Raw data -
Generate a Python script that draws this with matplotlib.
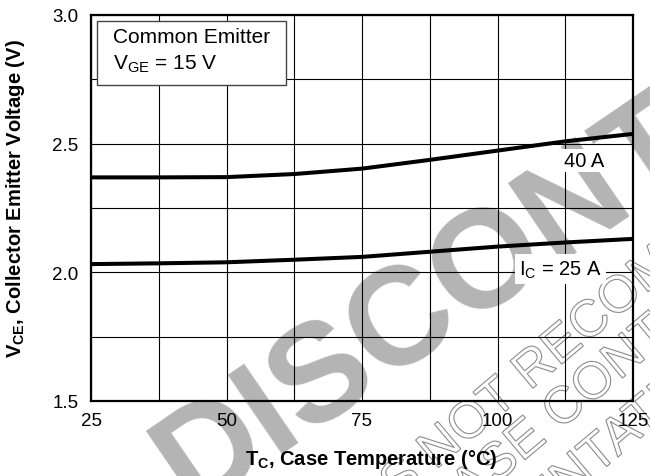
import matplotlib
matplotlib.use('Agg')
import matplotlib.pyplot as plt
from matplotlib.ticker import MultipleLocator, FixedLocator, FormatStrFormatter
from matplotlib.patches import Rectangle, PathPatch
from matplotlib.textpath import TextPath
from matplotlib.font_manager import FontProperties
from matplotlib.transforms import Affine2D

plt.rcParams['font.family'] = 'Liberation Sans'
plt.rcParams['mathtext.fontset'] = 'custom'
plt.rcParams['mathtext.rm'] = 'Liberation Sans'
plt.rcParams['mathtext.bf'] = 'Liberation Sans:bold'
plt.rcParams['mathtext.it'] = 'Liberation Sans:italic'

W, H = 650, 477

# data
temps_c  = [25, 37.5, 50, 62.5, 75, 87.5, 100, 112.5, 125]
vce_40a  = [2.369, 2.369, 2.370, 2.382, 2.403, 2.437, 2.473, 2.509, 2.538]
vce_25a  = [2.032, 2.035, 2.039, 2.049, 2.060, 2.080, 2.100, 2.116, 2.130]

x_ticks = [25, 50, 75, 100, 125]
y_ticks = [1.5, 2.0, 2.5, 3.0]

WM_GRAY = '#b4b4b4'


def outline_text(fig, text, sub, center_xy, em_px, angle, color='#8c8c8c'):
    # hollow watermark text, centred on the 2nd char of `sub` (image pixel coords)
    prop = FontProperties(family='Liberation Sans')
    i = text.index(sub) + 1
    full = TextPath((0, 0), text, size=em_px, prop=prop)
    x_a = TextPath((0, 0), text[:i], size=em_px, prop=prop).get_extents().x1
    x_b = TextPath((0, 0), text[:i + 1], size=em_px, prop=prop).get_extents().x1
    cx = (x_a + x_b) / 2
    cy = 0.716 * em_px / 2
    tr = (Affine2D().translate(-cx, -cy).rotate_deg(angle)
          .translate(center_xy[0], H - center_xy[1]).scale(1 / W, 1 / H))
    fig.add_artist(PathPatch(tr.transform_path(full), facecolor='none',
                             edgecolor=color, lw=0.8, zorder=-1))


fig = plt.figure(figsize=(W / 100, H / 100), dpi=100)
fig.patch.set_facecolor('white')

# watermark behind the chart
fig.text(191.6 / W, (H - 509.8) / H, 'DISCONTINUED', rotation=34.4,
         rotation_mode='anchor', ha='left', va='baseline', fontsize=100,
         fontweight='bold', color=WM_GRAY, zorder=-2)
outline_text(fig, 'THIS DEVICE IS NOT RECOMMENDED FOR NEW DESIGN', 'NOT', (465, 422), 52, 40)
outline_text(fig, 'PLEASE CONTACT YOUR SALES OFFICE', 'CONTACT', (590, 382), 52, 40)
outline_text(fig, 'REPRESENTATIVE FOR INFORMATION', 'TATIVE', (620, 432), 52, 40)

ax = fig.add_axes([91 / W, 1 - 402 / H, 542 / W, 386 / H])
ax.set_facecolor('none')

ax.plot(temps_c, vce_40a, color='black', lw=2.9, solid_capstyle='butt', zorder=3)
ax.plot(temps_c, vce_25a, color='black', lw=2.9, solid_capstyle='butt', zorder=3)

ax.set_xlim(25, 125)
ax.set_ylim(1.5, 3.0)
ax.xaxis.set_major_locator(FixedLocator(x_ticks))
ax.xaxis.set_minor_locator(MultipleLocator(12.5))
ax.yaxis.set_major_locator(FixedLocator(y_ticks))
ax.yaxis.set_minor_locator(MultipleLocator(0.25))
ax.yaxis.set_major_formatter(FormatStrFormatter('%.1f'))
ax.grid(True, which='both', color='black', lw=0.8)
ax.set_axisbelow(True)
ax.tick_params(which='both', length=0, labelsize=13.5)
ax.tick_params(axis='x', pad=8)
ax.tick_params(axis='y', pad=9)
for sp in ax.spines.values():
    sp.set_linewidth(1.6)

ax.set_xlabel(r'T$_\mathbf{C}$, Case Temperature (°C)', fontsize=14.5,
              fontweight='bold', va='center')
ax.xaxis.set_label_coords(0.517, -0.15)
ax.set_ylabel(r'V$_\mathbf{CE}$, Collector Emitter Voltage (V)', fontsize=14.5,
              fontweight='bold', va='center')
ax.yaxis.set_label_coords(-0.14, 0.528)

# condition box
ax.add_patch(Rectangle((0.011, 0.819), 0.349, 0.165, transform=ax.transAxes,
                       facecolor='white', edgecolor='#444444', lw=1.0, zorder=4))
ax.text(0.0406, 0.930, 'Common Emitter', transform=ax.transAxes, fontsize=15,
        va='baseline', zorder=5)
ax.text(0.0406, 0.860, r'V$_\mathrm{GE}$ = 15 V', transform=ax.transAxes,
        fontsize=15, va='baseline', zorder=5)

# curve labels
ax.text(115.96, 2.435, '40 A', fontsize=14.5, ha='center', va='center', zorder=4,
        bbox=dict(facecolor='white', edgecolor='none', pad=1.5))
ax.text(111.6, 2.012, r'I$_\mathrm{C}$ = 25 A', fontsize=14.5, ha='center',
        va='center', zorder=4,
        bbox=dict(facecolor='white', edgecolor='none', pad=3))

fig.savefig('out.png', dpi=100)
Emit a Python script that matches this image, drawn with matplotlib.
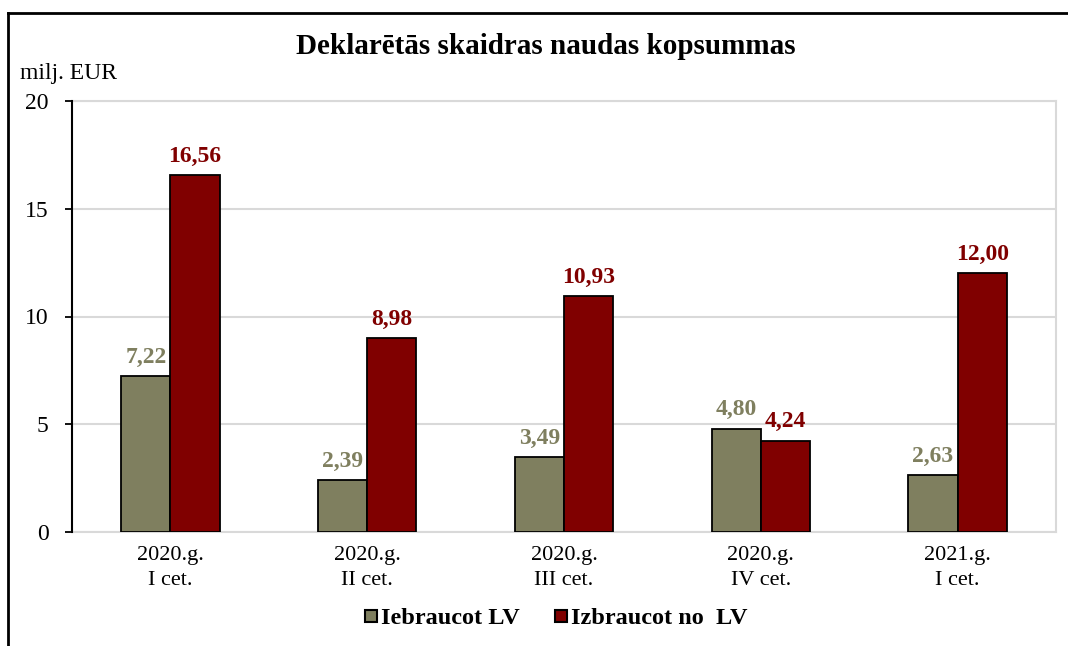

Written request - Omit pictures; set down the rest of the material word for word.

Full output -
Generate a Python script that draws this with matplotlib.
import matplotlib
matplotlib.use('Agg')
import matplotlib.pyplot as plt
from matplotlib.ticker import MultipleLocator, FixedLocator, FormatStrFormatter
from matplotlib.patches import Rectangle, PathPatch
from matplotlib.textpath import TextPath
from matplotlib.font_manager import FontProperties
from matplotlib.transforms import Affine2D

plt.rcParams['font.family'] = 'Liberation Sans'
plt.rcParams['mathtext.fontset'] = 'custom'
plt.rcParams['mathtext.rm'] = 'Liberation Sans'
plt.rcParams['mathtext.bf'] = 'Liberation Sans:bold'
plt.rcParams['mathtext.it'] = 'Liberation Sans:italic'

W, H = 650, 477

# data
temps_c  = [25, 37.5, 50, 62.5, 75, 87.5, 100, 112.5, 125]
vce_40a  = [2.369, 2.369, 2.370, 2.382, 2.403, 2.437, 2.473, 2.509, 2.538]
vce_25a  = [2.032, 2.035, 2.039, 2.049, 2.060, 2.080, 2.100, 2.116, 2.130]

x_ticks = [25, 50, 75, 100, 125]
y_ticks = [1.5, 2.0, 2.5, 3.0]

WM_GRAY = '#b4b4b4'


def outline_text(fig, text, sub, center_xy, em_px, angle, color='#8c8c8c'):
    # hollow watermark text, centred on the 2nd char of `sub` (image pixel coords)
    prop = FontProperties(family='Liberation Sans')
    i = text.index(sub) + 1
    full = TextPath((0, 0), text, size=em_px, prop=prop)
    x_a = TextPath((0, 0), text[:i], size=em_px, prop=prop).get_extents().x1
    x_b = TextPath((0, 0), text[:i + 1], size=em_px, prop=prop).get_extents().x1
    cx = (x_a + x_b) / 2
    cy = 0.716 * em_px / 2
    tr = (Affine2D().translate(-cx, -cy).rotate_deg(angle)
          .translate(center_xy[0], H - center_xy[1]).scale(1 / W, 1 / H))
    fig.add_artist(PathPatch(tr.transform_path(full), facecolor='none',
                             edgecolor=color, lw=0.8, zorder=-1))


fig = plt.figure(figsize=(W / 100, H / 100), dpi=100)
fig.patch.set_facecolor('white')

# watermark behind the chart
fig.text(191.6 / W, (H - 509.8) / H, 'DISCONTINUED', rotation=34.4,
         rotation_mode='anchor', ha='left', va='baseline', fontsize=100,
         fontweight='bold', color=WM_GRAY, zorder=-2)
outline_text(fig, 'THIS DEVICE IS NOT RECOMMENDED FOR NEW DESIGN', 'NOT', (465, 422), 52, 40)
outline_text(fig, 'PLEASE CONTACT YOUR SALES OFFICE', 'CONTACT', (590, 382), 52, 40)
outline_text(fig, 'REPRESENTATIVE FOR INFORMATION', 'TATIVE', (620, 432), 52, 40)

ax = fig.add_axes([91 / W, 1 - 402 / H, 542 / W, 386 / H])
ax.set_facecolor('none')

ax.plot(temps_c, vce_40a, color='black', lw=2.9, solid_capstyle='butt', zorder=3)
ax.plot(temps_c, vce_25a, color='black', lw=2.9, solid_capstyle='butt', zorder=3)

ax.set_xlim(25, 125)
ax.set_ylim(1.5, 3.0)
ax.xaxis.set_major_locator(FixedLocator(x_ticks))
ax.xaxis.set_minor_locator(MultipleLocator(12.5))
ax.yaxis.set_major_locator(FixedLocator(y_ticks))
ax.yaxis.set_minor_locator(MultipleLocator(0.25))
ax.yaxis.set_major_formatter(FormatStrFormatter('%.1f'))
ax.grid(True, which='both', color='black', lw=0.8)
ax.set_axisbelow(True)
ax.tick_params(which='both', length=0, labelsize=13.5)
ax.tick_params(axis='x', pad=8)
ax.tick_params(axis='y', pad=9)
for sp in ax.spines.values():
    sp.set_linewidth(1.6)

ax.set_xlabel(r'T$_\mathbf{C}$, Case Temperature (°C)', fontsize=14.5,
              fontweight='bold', va='center')
ax.xaxis.set_label_coords(0.517, -0.15)
ax.set_ylabel(r'V$_\mathbf{CE}$, Collector Emitter Voltage (V)', fontsize=14.5,
              fontweight='bold', va='center')
ax.yaxis.set_label_coords(-0.14, 0.528)

# condition box
ax.add_patch(Rectangle((0.011, 0.819), 0.349, 0.165, transform=ax.transAxes,
                       facecolor='white', edgecolor='#444444', lw=1.0, zorder=4))
ax.text(0.0406, 0.930, 'Common Emitter', transform=ax.transAxes, fontsize=15,
        va='baseline', zorder=5)
ax.text(0.0406, 0.860, r'V$_\mathrm{GE}$ = 15 V', transform=ax.transAxes,
        fontsize=15, va='baseline', zorder=5)

# curve labels
ax.text(115.96, 2.435, '40 A', fontsize=14.5, ha='center', va='center', zorder=4,
        bbox=dict(facecolor='white', edgecolor='none', pad=1.5))
ax.text(111.6, 2.012, r'I$_\mathrm{C}$ = 25 A', fontsize=14.5, ha='center',
        va='center', zorder=4,
        bbox=dict(facecolor='white', edgecolor='none', pad=3))

fig.savefig('out.png', dpi=100)
Emit a Python script that matches this image, drawn with matplotlib.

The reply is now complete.